IIRC, about 30% of all murders and manslaughters are caused by repeat offenders. That is, someone who has killed, gotten arrested, convicted and sent to prison gets out and kills again. Now, leaving off that a lot of crimes go unsolved, this means that if all you did was keep killers in prison you'd cut the murder rate by almost a third. And unless you want to make "life in prison" the standard sentence for homicide and murder, and make it "life" without possibility of commutation or parole, I'm for the death penalty. See, in our current criminal legal system the average time spent in prison for killing someone is only 4-6 years. You may be sentenced to life, but have that commuted to time in prison. You may be sentenced to 20 years, but "good time" policies in many states can drop this by half, including your parole availability. So if you kill someone, actually get caught, actually get through trial and are found guilty and sentenced to prison...you'd be back on the streets by the time your victim's kid gets out of college. That's why you get these absurdly long prison sentences of 110 years and so on, that's a judge and jury trying to give a life sentence to someone who deserves that or death, but for whatever reason they cannot mete that out as punishment. Great system. Fix it and maybe I'll change my mind.

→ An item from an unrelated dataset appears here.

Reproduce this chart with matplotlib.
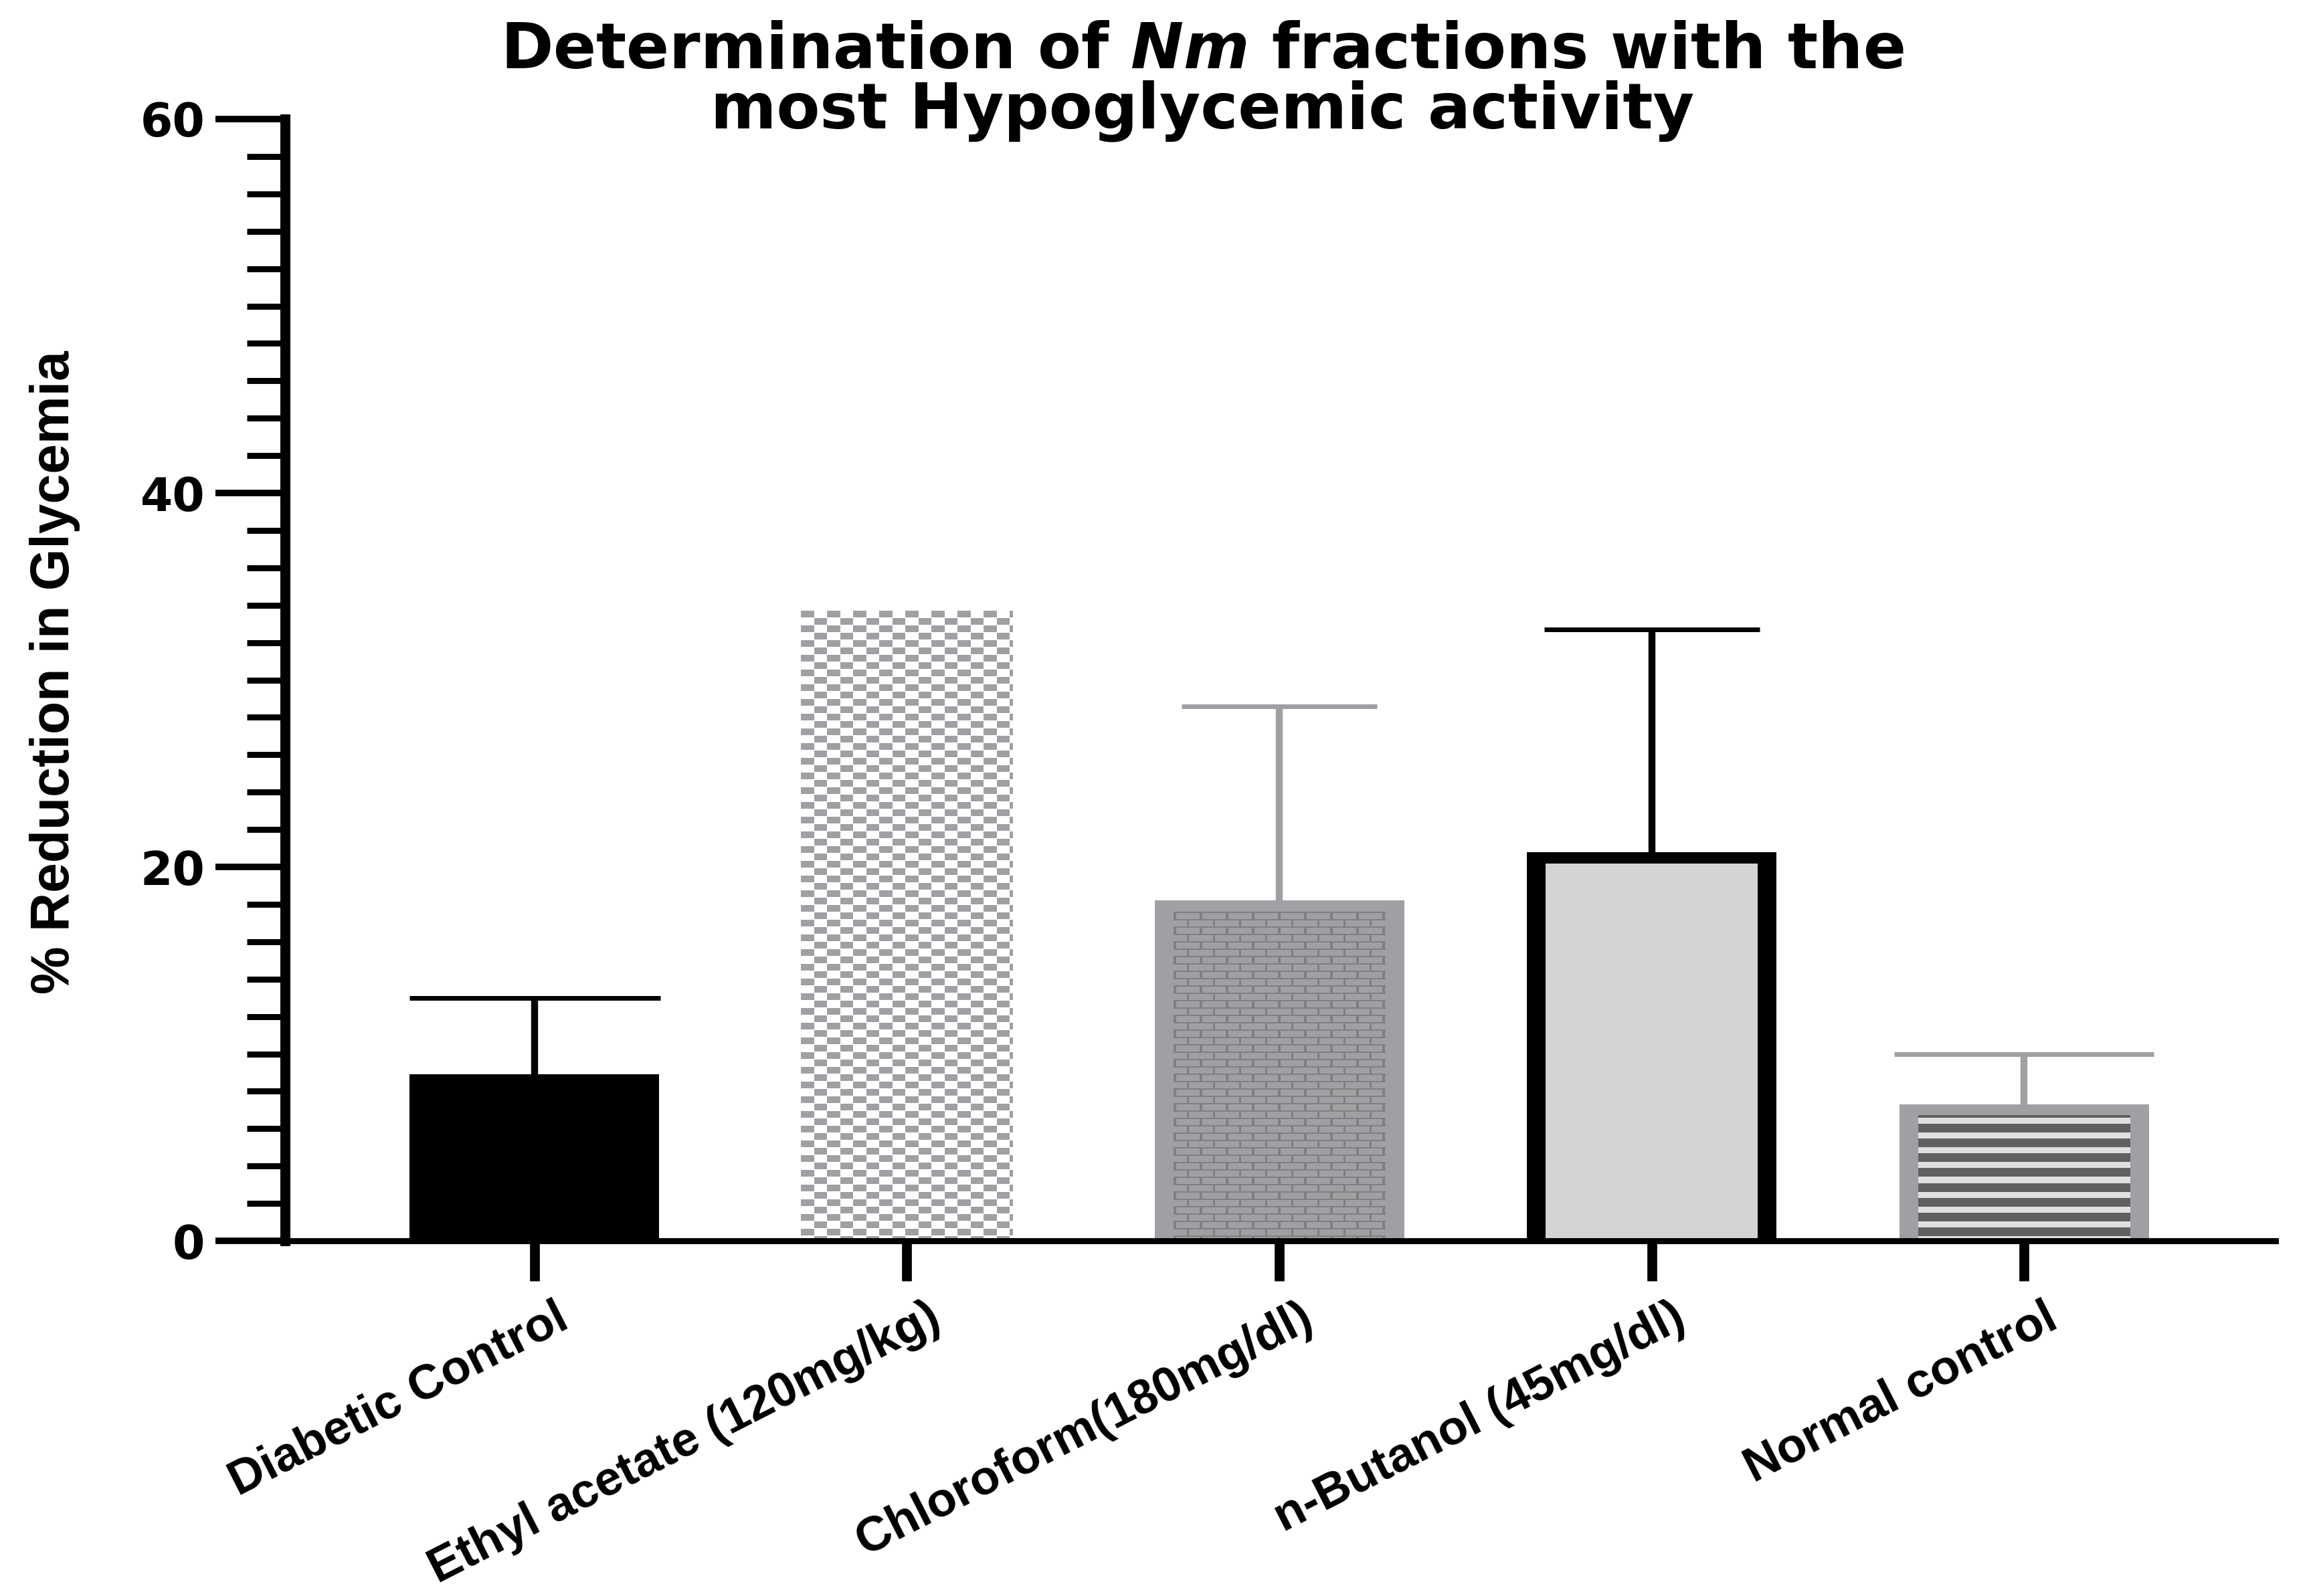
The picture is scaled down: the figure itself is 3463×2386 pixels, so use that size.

Posted by davod | June 11, 2007 4:32 PM

The reason deterrance is important is because the anti capital punishment crowd has repeatedly used the "it is not a deterrant" argument as the lynch pin of its case.

I would suggest from your comments that you have used the same argument.

Never fear. In six months a rebuttal will be forthcoming from another group of researchers.

Posted by pilsener | June 11, 2007 5:08 PM

Due to the long time frame, number of available appeals, judges and executives who simply refuse to apply it, the death penalty in America has become arbitrary and capricious and therefore should be done away with.

Whether it might act as a deterrent or fair sentence has become beside the point. Reform and shorten the process, or just give up on the death penlty as a rational sentence.

Posted by Uncle Jefe | June 11, 2007 5:16 PM

Pilsener, your comment speaks more to the degradation of the deterrent nature of capital punishment. It is neither arbitrary nor capricious. If the failings you address could be resolved, then we'd gain back the deterrent factor. I'd rather do away with the murderers (as well as rapists and child molesters) than the penalty.

Posted by gaffo | June 11, 2007 6:27 PM

the fundamental issue is not if executions ar commitied in error and a few innocent die nor if it serves as a deterent.

Life is an Inalienable Right - give by God and revoked by God.

The State has no fundamantal right to play God and deny said Inalienable Right to the accused.

What the accused did - take another's life is irrelivant since the accused is not The State.

We gave trials and jails for a reason.

Posted by gaffo | June 11, 2007 6:37 PM

"When someone commits murder, they lose all claim to sympathy or pity."


yes who? ever heard of extenuating circumstances - legal insanity etc...

you sure like that world of yours B&W - I'd love to have you on my jury - you'd make your verdict first and hit the facts to support it!

"They have placed themselves outside of civilization and no longer deserve it's protection."


Mercy is uncivilized?

Thank God our Civilization promotes the Jury System and each Juror has the duty to only listen to their own heart - and nullify the State's agenda if their conscience dictates.

Posted by Drew | June 11, 2007 8:23 PM

The deliberate taking of a life (homicide) breaks the social contract, and forfeits the life of the killer. It is about justice, deterrence, and retribution. To ignore any leg of the triad brings about the destruction of society.

Posted by Rand | June 13, 2007 8:07 AM

Gaffo:

I believe in justice, not mercy. Mercy is the antithesis of justice - it means the giving of the undeserved to the undeserving. I especially don't believe in extending mercy to murderers - they took the life of innocents, so it is only just that they forfeit their own.

Killing in self-defense is completely justified, by the way, and is not definable as murder legally or morally. Self-defense is the only extenuating circumstance that should have any meaning in a court.

And no, if you committed murder, you wouldn't want me on your jury.

Also, I don't believe that insanity is a legitimate defense for murder. Murder is pretty irrational by definition and most murderers are clearly insane. All the more reason to execute them, because they will always be a threat to anyone around them.